For that reason, he is excited to lead the FAMU-FSU College of Engineering as dean, a position he has held for a little more than a year. Both the FAMU and FSU provosts announced his hiring in June 2016, and he’s been running full speed since then.

“We see so many opportunities here with the college,” he said. “It is such a unique situation and, honestly, that’s what drew me here.”

The College of Engineering is a one-of-a-kind program. In 1982, Florida lawmakers agreed there would be only one engineering program in Florida’s capital city and the two universities would jointly operate it, sharing a budget and administrative responsibilities. Faculty technically belong to one university or the other for budgetary purposes but have privileges at each university. The classes have a mix of students from both universities.

The challenges of two universities with different perspectives running one college are substantial, but Gibson only sees potential.

“FSU has amazing research capabilities to bring to the table, and FAMU as a historically black university is a highly successful and leading producer of diverse STEM graduates,” Gibson said. “These capabilities are not combined anywhere else, yet combining these is essential to advancing equal opportunity in engineering education. And we can leverage our uniqueness to secure resources that will benefit both universities. I view my mission as opening up engineering careers to those who have great potential but may not have had opportunity.”

When Gibson took the job, he left his position as founding dean of Northeastern University’s College of Science where he helped raise $26 million in philanthropic funds over five years and worked with faculty to raise annual research funding by 50 percent.

Increasing the College of Engineering’s research funding and gaining additional support from the Florida Legislature are key components of his plans here. He wants to hire new faculty, recruit more students and build on already existing expertise in aerospace and transportation, energy and materials, healthy aging and green infrastructure.

The college already has significant accomplishments to build on, he said.

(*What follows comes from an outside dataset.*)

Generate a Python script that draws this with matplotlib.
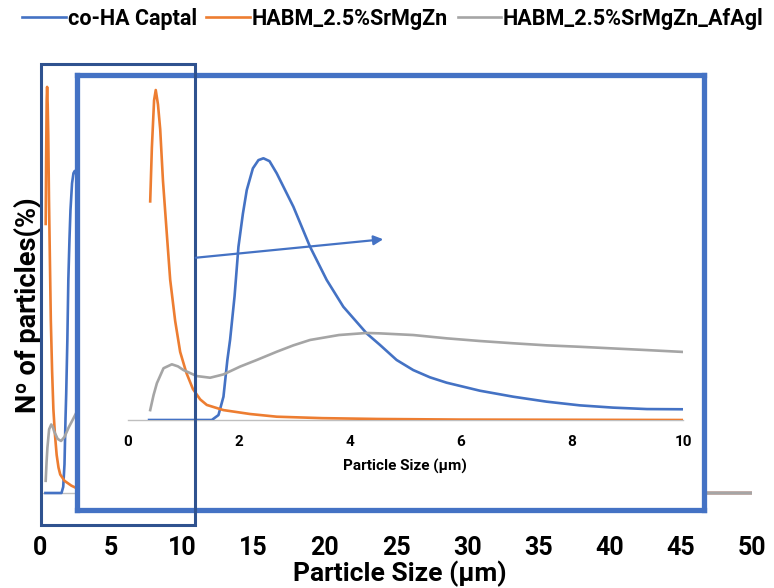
import matplotlib.pyplot as plt
from matplotlib.patches import Rectangle, FancyArrowPatch

# Particle size distributions (number %), size in µm
blue_x = [0.38, 1.0, 1.51, 1.63, 1.72, 1.79, 1.84, 1.92, 1.99, 2.07, 2.14, 2.25, 2.35, 2.44,
          2.55, 2.68, 2.98, 3.28, 3.58, 3.88, 4.30, 4.54, 4.84, 5.14, 5.44, 5.74, 6.34,
          6.94, 7.54, 8.14, 8.74, 9.35, 10.0, 15.0, 20.0, 30.0, 50.0]
blue_y = [0.0, 0.0, 0.0, 0.24, 1.13, 2.9, 3.9, 6.0, 8.4, 10.0, 11.15, 12.2, 12.6, 12.69,
          12.55, 11.96, 10.34, 8.40, 6.79, 5.49, 4.20, 3.64, 2.91, 2.42, 2.07, 1.81, 1.42,
          1.13, 0.89, 0.71, 0.60, 0.53, 0.52, 0.2, 0.05, 0.0, 0.0]

orange_x = [0.40, 0.43, 0.47, 0.50, 0.54, 0.58, 0.63, 0.70, 0.76, 0.85, 0.94, 1.05, 1.17,
            1.30, 1.42, 1.72, 2.2, 2.68, 3.5, 4.5, 6.0, 8.0, 10.0, 20.0, 50.0]
orange_y = [10.6, 13.2, 15.5, 16.0, 15.3, 14.1, 11.6, 9.0, 6.8, 4.8, 3.3, 2.3, 1.5,
            1.0, 0.73, 0.48, 0.29, 0.16, 0.09, 0.05, 0.02, 0.01, 0.0, 0.0, 0.0]

gray_x = [0.40, 0.46, 0.52, 0.64, 0.79, 0.90, 1.00, 1.24, 1.48, 1.72, 2.02, 2.32, 2.68,
          2.98, 3.28, 3.8, 4.3, 4.54, 5.14, 5.74, 6.34, 6.94, 7.54, 8.14, 8.74, 9.35, 10.0,
          15.0, 25.0, 35.0, 45.0, 50.0]
gray_y = [0.48, 1.2, 1.78, 2.51, 2.70, 2.6, 2.42, 2.13, 2.05, 2.21, 2.59, 2.91, 3.31,
          3.62, 3.88, 4.12, 4.22, 4.20, 4.12, 3.96, 3.83, 3.72, 3.62, 3.55, 3.47, 3.39, 3.30,
          2.5, 1.2, 0.4, 0.0, 0.0]

series = [
    ("co-HA Captal", blue_x, blue_y, "#4472C4"),
    ("HABM_2.5%SrMgZn", orange_x, orange_y, "#ED7D31"),
    ("HABM_2.5%SrMgZn_AfAgl", gray_x, gray_y, "#A5A5A5"),
]

main_ticks = [0, 5, 10, 15, 20, 25, 30, 35, 40, 45, 50]
inset_ticks = [0, 2, 4, 6, 8, 10]

font = ["Roboto", "DejaVu Sans"]
W, H = 774, 588


def fx(px):
    return px / W


def fy(py):
    return 1 - py / H


fig = plt.figure(figsize=(W / 100, H / 100), dpi=100)

# main chart
ax = fig.add_axes([fx(40), fy(530), fx(752) - fx(40), fy(60) - fy(530)])
for name, x, y, c in series:
    ax.plot(x, y, color=c, lw=1.9, label=name)
ax.axhline(0, color="#BFBFBF", lw=1, zorder=0)
ax.set_xlim(0, 50)
ax.set_ylim(-1.458, 17.06)
ax.set_xticks(main_ticks)
ax.set_xticklabels([str(t) for t in main_ticks], family=font, fontweight="bold", fontsize=18)
ax.tick_params(axis="x", length=0, pad=4)
ax.set_yticks([])
for s in ax.spines.values():
    s.set_visible(False)

fig.text(fx(400), fy(574), "Particle Size (µm)", ha="center", va="center",
         family=font, fontweight="bold", fontsize=19)
fig.text(fx(28), fy(305), "Nº of particles(%)", ha="center", va="center", rotation=90,
         family=font, fontweight="bold", fontsize=19.5)

fig.legend(loc="upper left", bbox_to_anchor=(0.004, 1.02), ncol=3, frameon=False,
           prop={"family": font, "weight": "bold", "size": 15.5},
           handlelength=2.0, handletextpad=0.1, columnspacing=0.45)

# framed zoom of the 0-10 µm range
frame = fig.add_axes([fx(77), fy(510), fx(704) - fx(77), fy(75) - fy(510)])
frame.set_xticks([])
frame.set_yticks([])
frame.set_facecolor("white")
for s in frame.spines.values():
    s.set_color("#4472C4")
    s.set_linewidth(3.8)

ins = fig.add_axes([fx(128), fy(420), fx(683) - fx(128), fy(79.7) - fy(420)])
ins.patch.set_alpha(0)
for name, x, y, c in series:
    ins.plot(x, y, color=c, lw=1.9)
ins.set_xlim(0, 10)
ins.set_ylim(0, 16.5)
ins.set_xticks(inset_ticks)
ins.set_xticklabels([str(t) for t in inset_ticks], family=font, fontweight="bold", fontsize=11)
ins.tick_params(axis="x", length=0, pad=11)
ins.set_yticks([])
for k, s in ins.spines.items():
    s.set_visible(k == "bottom")
ins.spines["bottom"].set_color("#BFBFBF")
ins.spines["bottom"].set_linewidth(1)
ins.spines["bottom"].set_zorder(0)
fig.text(fx(405), fy(466), "Particle Size (µm)", ha="center", va="center",
         family=font, fontweight="bold", fontsize=11)

# selection box and pointer
box = Rectangle((fx(41), fy(525)), fx(195) - fx(41), fy(64) - fy(525), transform=fig.transFigure,
                fill=False, edgecolor="#2F528F", lw=2.2, zorder=10)
fig.add_artist(box)
arrow = FancyArrowPatch((fx(193), fy(258)), (fx(386), fy(239)), transform=fig.transFigure,
                        arrowstyle="-|>", mutation_scale=14, color="#4472C4", lw=1.6, zorder=11)
fig.add_artist(arrow)

fig.savefig("out.png", dpi=100)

For example, over the last five years, the college has graduated more than 2,000 engineers from FAMU and FSU, brought $100 million in federal research funding to Florida, had a faculty member elected to the National Academy of Inventors and created a half-dozen spinoff companies. It’s also been recognized nationally with the Felbinger Award for Diversity in Engineering Education.

“The hope and dream is to grow the College of Engineering,” he said. “Primarily that’s through faculty but also students, especially graduate students. And through that, we can bring in more research dollars to Florida, provide a richer research and entrepreneurial education to our students and create more economic development opportunities in the region.”

Gibson, who earned a doctorate in physics from the University of Cambridge, has had a long career as a researcher, educator and administrator. He worked for 11 years at the renowned Bell Laboratories in New Jersey, where he pioneered the use of advanced electron microscopy techniques to help develop semiconductor nanostructures that are used today in computer technology. He also worked as a professor of engineering at University of Illinois in Urbana-Champaign and was director of the Advanced Photon Source at Argonne National Laboratory in Chicago.

He made his first visit to Tallahassee in 2005 to collaborate with scientists at the National High Magnetic Field Laboratory through a connection with MagLab director Greg Boebinger, a former Bell Labs colleague. While it was a fruitful collaboration, the best outcome was that on one of his visits, he met his wife, Faye, a Tallahassee native.

Then again, it was a merging of art and science. Gibson, the physicist, married a graphic designer. And Faye, he said, has been an integral part of his work at the college.

“Faye and I view this job as a mission, and her skills are a huge asset. She is my hardest working unpaid employee,” Gibson joked. “With her graphic design experience, she has helped us define our brand. But I especially value her soft skills — she volunteered to feed the hundreds of students who study during finals until midnight in our building, and she put flower pots and welcome signs outside the door on the first day of classes.”

These are small changes perhaps, Gibson said, but they all go toward creating an environment for success in the college.

“In my life, I have learned that relationships only work when there is mutual respect,” he said. “I am working to have each of our partner universities and their stakeholders recognize that the other university brings something unique to the table. Together we can do things we could not accomplish alone. I am very glad that the leadership of each institution share that vision, and that I am empowered to lead this unique enterprise.”